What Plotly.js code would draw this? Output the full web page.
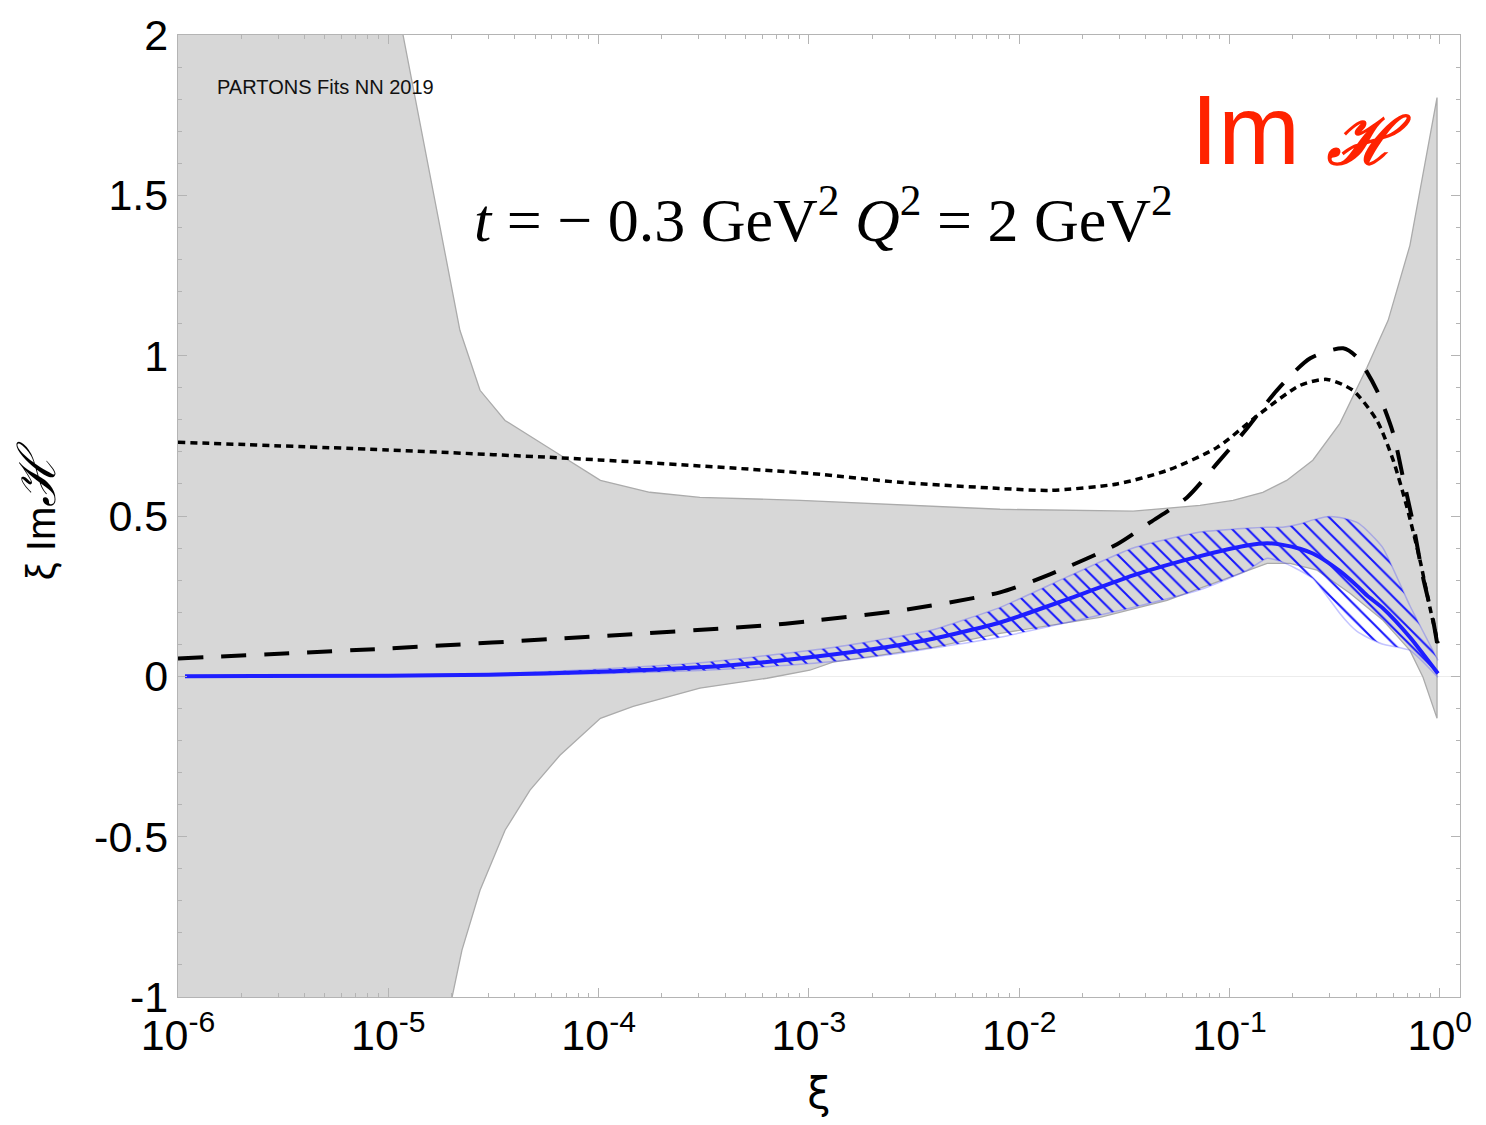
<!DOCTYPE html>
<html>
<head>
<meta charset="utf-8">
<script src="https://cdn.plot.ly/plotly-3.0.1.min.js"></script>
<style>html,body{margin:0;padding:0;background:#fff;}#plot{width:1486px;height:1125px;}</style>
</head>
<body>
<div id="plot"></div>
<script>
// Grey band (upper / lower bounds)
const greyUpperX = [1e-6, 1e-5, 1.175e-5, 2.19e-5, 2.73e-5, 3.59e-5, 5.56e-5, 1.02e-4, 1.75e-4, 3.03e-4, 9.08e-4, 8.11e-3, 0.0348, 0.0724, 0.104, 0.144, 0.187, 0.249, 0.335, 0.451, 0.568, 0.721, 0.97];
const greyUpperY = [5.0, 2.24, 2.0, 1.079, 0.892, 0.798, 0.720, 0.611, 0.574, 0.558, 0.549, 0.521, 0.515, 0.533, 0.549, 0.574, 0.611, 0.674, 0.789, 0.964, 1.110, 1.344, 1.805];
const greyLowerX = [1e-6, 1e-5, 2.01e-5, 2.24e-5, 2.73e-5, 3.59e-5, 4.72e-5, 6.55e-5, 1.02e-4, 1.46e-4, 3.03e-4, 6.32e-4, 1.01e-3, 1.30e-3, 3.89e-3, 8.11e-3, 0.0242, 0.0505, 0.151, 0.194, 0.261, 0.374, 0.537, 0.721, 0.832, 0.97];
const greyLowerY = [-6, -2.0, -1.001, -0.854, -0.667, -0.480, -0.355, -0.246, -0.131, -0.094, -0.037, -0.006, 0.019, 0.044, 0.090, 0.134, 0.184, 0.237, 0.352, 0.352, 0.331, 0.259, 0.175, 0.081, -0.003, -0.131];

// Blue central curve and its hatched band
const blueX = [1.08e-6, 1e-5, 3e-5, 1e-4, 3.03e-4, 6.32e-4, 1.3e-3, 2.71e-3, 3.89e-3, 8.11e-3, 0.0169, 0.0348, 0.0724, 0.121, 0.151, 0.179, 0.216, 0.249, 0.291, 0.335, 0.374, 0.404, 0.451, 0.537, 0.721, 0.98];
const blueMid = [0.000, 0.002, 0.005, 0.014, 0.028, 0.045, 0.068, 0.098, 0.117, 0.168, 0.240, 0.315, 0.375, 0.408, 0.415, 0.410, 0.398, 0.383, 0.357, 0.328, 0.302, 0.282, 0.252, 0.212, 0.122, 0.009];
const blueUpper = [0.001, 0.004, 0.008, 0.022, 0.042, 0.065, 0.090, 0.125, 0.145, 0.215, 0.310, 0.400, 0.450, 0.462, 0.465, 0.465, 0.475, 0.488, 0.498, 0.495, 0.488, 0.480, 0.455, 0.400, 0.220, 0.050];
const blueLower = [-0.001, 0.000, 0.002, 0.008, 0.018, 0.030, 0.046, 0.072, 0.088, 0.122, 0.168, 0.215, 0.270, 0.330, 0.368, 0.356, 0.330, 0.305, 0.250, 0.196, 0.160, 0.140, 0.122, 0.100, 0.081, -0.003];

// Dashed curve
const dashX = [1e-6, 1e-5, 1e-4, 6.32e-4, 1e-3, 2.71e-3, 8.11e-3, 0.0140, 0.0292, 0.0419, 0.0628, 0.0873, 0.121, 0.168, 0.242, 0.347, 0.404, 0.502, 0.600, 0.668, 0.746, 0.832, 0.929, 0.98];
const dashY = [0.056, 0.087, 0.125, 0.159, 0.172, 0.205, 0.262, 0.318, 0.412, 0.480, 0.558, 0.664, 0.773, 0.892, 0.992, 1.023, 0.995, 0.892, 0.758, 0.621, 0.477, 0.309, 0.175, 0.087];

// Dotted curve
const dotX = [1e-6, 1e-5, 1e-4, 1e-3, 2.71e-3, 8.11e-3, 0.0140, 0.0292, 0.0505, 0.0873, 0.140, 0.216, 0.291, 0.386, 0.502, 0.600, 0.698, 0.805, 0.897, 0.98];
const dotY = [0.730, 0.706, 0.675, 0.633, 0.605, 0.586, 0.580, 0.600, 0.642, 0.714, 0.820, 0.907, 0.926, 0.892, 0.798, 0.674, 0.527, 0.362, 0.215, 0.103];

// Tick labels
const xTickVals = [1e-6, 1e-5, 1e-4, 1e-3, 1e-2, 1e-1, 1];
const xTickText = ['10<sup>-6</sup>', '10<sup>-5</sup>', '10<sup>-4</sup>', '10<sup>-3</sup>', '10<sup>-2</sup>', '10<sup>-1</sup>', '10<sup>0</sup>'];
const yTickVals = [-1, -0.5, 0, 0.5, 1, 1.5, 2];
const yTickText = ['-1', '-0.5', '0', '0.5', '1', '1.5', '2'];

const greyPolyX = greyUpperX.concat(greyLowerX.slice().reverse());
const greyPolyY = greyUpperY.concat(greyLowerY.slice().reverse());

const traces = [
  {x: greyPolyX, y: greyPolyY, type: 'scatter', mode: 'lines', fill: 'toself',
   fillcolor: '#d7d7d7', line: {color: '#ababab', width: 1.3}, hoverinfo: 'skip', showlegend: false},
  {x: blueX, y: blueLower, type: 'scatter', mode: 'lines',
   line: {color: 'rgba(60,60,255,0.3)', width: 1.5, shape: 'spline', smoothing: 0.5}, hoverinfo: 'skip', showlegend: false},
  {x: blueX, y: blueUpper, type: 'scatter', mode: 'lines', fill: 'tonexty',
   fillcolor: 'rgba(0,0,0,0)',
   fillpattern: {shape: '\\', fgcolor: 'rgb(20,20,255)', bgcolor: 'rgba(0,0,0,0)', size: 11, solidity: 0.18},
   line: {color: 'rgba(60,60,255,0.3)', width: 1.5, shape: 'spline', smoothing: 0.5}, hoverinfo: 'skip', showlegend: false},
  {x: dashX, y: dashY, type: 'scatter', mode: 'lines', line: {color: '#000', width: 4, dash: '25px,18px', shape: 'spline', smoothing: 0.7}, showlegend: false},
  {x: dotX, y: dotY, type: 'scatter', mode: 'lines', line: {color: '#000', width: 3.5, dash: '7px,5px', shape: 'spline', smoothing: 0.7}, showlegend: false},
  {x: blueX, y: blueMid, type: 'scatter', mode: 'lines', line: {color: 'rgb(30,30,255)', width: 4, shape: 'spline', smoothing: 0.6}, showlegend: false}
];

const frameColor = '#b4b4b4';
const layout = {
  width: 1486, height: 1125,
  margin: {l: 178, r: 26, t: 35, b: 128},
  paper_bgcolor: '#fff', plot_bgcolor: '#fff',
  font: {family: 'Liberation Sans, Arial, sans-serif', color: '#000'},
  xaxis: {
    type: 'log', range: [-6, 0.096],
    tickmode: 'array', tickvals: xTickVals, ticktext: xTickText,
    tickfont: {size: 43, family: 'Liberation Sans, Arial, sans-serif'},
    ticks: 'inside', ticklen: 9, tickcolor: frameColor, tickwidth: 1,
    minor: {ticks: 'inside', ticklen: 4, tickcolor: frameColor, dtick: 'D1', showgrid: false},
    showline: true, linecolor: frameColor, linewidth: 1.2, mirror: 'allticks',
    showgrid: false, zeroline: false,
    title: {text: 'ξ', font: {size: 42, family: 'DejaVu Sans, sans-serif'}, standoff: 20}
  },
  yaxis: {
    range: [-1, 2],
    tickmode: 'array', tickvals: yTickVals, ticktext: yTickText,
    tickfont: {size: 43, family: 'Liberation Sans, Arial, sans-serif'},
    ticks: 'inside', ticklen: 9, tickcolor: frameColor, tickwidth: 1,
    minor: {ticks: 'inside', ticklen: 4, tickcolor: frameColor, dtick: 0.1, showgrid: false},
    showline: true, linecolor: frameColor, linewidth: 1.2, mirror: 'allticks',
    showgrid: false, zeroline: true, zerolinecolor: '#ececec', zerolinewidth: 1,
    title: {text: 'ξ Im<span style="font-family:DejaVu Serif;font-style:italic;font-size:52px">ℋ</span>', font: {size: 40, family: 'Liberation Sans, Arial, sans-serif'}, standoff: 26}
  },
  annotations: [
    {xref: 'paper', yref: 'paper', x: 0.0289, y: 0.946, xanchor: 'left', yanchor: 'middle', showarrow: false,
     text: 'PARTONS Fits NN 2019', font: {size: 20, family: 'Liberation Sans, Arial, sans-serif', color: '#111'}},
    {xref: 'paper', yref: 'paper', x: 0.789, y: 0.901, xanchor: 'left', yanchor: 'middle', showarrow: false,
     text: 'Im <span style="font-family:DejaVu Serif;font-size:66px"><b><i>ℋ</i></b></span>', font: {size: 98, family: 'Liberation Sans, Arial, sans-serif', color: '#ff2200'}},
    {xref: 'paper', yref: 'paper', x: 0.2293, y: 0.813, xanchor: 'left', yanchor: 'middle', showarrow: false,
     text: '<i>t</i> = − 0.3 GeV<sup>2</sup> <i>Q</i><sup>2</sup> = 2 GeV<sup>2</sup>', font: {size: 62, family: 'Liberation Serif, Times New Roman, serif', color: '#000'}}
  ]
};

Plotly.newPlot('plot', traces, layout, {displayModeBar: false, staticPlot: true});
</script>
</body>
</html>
● ● ● ●
### Problem details
Repeat exactly and only the lines from the start of the data above through the line that holds "0.081, -0.003, -0.131];", inclusive. Pictures do not belong in the copy.

### Result of the task
What Plotly.js code would draw this? Output the full web page.
<!DOCTYPE html>
<html>
<head>
<meta charset="utf-8">
<script src="https://cdn.plot.ly/plotly-3.0.1.min.js"></script>
<style>html,body{margin:0;padding:0;background:#fff;}#plot{width:1486px;height:1125px;}</style>
</head>
<body>
<div id="plot"></div>
<script>
// Grey band (upper / lower bounds)
const greyUpperX = [1e-6, 1e-5, 1.175e-5, 2.19e-5, 2.73e-5, 3.59e-5, 5.56e-5, 1.02e-4, 1.75e-4, 3.03e-4, 9.08e-4, 8.11e-3, 0.0348, 0.0724, 0.104, 0.144, 0.187, 0.249, 0.335, 0.451, 0.568, 0.721, 0.97];
const greyUpperY = [5.0, 2.24, 2.0, 1.079, 0.892, 0.798, 0.720, 0.611, 0.574, 0.558, 0.549, 0.521, 0.515, 0.533, 0.549, 0.574, 0.611, 0.674, 0.789, 0.964, 1.110, 1.344, 1.805];
const greyLowerX = [1e-6, 1e-5, 2.01e-5, 2.24e-5, 2.73e-5, 3.59e-5, 4.72e-5, 6.55e-5, 1.02e-4, 1.46e-4, 3.03e-4, 6.32e-4, 1.01e-3, 1.30e-3, 3.89e-3, 8.11e-3, 0.0242, 0.0505, 0.151, 0.194, 0.261, 0.374, 0.537, 0.721, 0.832, 0.97];
const greyLowerY = [-6, -2.0, -1.001, -0.854, -0.667, -0.480, -0.355, -0.246, -0.131, -0.094, -0.037, -0.006, 0.019, 0.044, 0.090, 0.134, 0.184, 0.237, 0.352, 0.352, 0.331, 0.259, 0.175, 0.081, -0.003, -0.131];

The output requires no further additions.